> Your task: From the first line of the listing below, retype each line up to and including the one with "p1_30 = [8.95, 10.8, 11.8]"; pictures stay out.

> Source excerpt:
_ _ _

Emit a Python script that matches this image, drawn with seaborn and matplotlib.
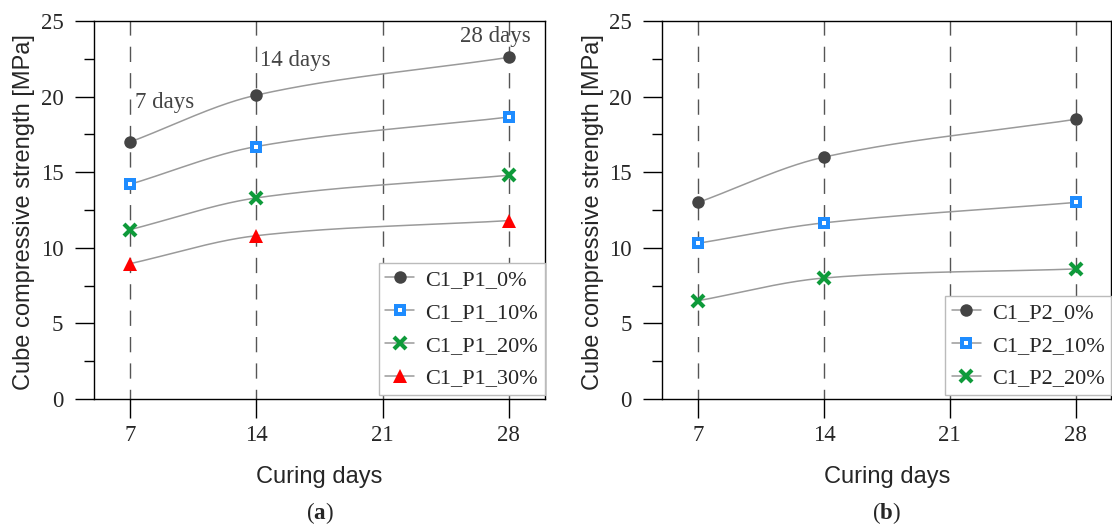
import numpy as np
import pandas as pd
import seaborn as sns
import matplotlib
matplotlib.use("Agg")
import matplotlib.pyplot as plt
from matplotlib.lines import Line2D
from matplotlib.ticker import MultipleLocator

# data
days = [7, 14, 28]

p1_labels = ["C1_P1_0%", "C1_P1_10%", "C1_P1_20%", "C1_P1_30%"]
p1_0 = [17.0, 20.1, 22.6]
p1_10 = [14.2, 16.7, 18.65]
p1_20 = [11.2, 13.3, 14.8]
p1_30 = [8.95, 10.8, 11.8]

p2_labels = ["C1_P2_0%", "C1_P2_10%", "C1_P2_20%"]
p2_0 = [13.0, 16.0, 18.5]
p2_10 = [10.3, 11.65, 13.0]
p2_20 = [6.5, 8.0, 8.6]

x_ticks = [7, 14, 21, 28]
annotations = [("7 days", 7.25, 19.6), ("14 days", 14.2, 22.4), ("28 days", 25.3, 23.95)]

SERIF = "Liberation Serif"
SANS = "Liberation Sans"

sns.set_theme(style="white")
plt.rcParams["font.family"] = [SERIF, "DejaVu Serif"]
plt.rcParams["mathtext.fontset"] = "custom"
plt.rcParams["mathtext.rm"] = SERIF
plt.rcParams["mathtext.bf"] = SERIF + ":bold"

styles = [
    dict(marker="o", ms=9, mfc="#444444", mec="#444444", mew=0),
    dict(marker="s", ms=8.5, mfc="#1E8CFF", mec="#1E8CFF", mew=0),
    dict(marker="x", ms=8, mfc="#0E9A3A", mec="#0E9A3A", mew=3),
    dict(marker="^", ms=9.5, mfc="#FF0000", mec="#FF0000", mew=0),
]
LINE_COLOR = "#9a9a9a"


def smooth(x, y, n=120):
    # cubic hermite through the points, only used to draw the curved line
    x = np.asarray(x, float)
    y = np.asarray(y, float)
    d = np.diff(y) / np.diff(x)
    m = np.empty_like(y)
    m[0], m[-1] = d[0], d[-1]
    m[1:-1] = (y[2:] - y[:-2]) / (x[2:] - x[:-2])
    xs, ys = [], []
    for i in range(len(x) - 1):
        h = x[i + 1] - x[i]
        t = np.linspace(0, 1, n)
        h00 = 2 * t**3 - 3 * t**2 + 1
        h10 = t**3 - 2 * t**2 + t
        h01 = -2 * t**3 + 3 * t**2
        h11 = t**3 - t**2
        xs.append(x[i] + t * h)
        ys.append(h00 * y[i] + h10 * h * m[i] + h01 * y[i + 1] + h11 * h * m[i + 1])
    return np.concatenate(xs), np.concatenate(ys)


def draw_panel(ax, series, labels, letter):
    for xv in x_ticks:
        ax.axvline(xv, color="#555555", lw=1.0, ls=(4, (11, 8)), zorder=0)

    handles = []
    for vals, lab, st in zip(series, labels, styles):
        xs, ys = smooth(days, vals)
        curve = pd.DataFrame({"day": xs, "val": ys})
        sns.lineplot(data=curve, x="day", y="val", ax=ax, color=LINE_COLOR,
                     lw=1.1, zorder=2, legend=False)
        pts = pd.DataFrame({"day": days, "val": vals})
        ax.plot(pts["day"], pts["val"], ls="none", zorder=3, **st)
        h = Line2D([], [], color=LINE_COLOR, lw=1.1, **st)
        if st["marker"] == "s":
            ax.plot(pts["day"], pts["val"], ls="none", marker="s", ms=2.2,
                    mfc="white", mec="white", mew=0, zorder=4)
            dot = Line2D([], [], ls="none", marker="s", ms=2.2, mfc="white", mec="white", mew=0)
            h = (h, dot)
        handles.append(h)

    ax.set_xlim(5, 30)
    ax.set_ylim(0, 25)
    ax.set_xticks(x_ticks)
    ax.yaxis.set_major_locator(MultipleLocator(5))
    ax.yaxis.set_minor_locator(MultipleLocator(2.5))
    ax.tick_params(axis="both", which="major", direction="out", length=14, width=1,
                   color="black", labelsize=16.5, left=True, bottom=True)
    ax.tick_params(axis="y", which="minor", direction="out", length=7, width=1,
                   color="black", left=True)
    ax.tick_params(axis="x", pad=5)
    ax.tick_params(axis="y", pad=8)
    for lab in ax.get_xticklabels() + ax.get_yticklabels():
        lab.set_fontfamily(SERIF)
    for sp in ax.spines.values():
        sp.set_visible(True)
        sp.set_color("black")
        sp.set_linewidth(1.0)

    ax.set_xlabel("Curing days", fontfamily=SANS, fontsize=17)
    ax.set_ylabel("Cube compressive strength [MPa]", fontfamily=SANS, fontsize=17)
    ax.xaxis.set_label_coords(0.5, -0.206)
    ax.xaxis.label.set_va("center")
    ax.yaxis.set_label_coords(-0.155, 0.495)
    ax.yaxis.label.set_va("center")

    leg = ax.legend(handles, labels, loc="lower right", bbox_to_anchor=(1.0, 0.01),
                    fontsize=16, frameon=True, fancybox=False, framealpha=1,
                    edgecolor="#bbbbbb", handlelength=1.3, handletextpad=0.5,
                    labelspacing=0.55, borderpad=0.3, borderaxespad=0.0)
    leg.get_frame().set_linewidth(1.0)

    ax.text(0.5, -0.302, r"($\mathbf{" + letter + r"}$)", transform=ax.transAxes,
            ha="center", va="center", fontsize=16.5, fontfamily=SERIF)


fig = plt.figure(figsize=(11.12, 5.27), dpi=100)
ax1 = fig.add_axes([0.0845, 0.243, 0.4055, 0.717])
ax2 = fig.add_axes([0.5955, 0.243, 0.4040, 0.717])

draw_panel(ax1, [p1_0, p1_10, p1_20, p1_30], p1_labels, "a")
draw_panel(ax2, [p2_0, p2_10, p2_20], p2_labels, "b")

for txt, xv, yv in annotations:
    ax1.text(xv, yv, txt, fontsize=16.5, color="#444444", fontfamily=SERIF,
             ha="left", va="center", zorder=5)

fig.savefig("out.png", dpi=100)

_ _ _

> Result of the task:
Emit a Python script that matches this image, drawn with seaborn and matplotlib.
import numpy as np
import pandas as pd
import seaborn as sns
import matplotlib
matplotlib.use("Agg")
import matplotlib.pyplot as plt
from matplotlib.lines import Line2D
from matplotlib.ticker import MultipleLocator

# data
days = [7, 14, 28]

p1_labels = ["C1_P1_0%", "C1_P1_10%", "C1_P1_20%", "C1_P1_30%"]
p1_0 = [17.0, 20.1, 22.6]
p1_10 = [14.2, 16.7, 18.65]
p1_20 = [11.2, 13.3, 14.8]
p1_30 = [8.95, 10.8, 11.8]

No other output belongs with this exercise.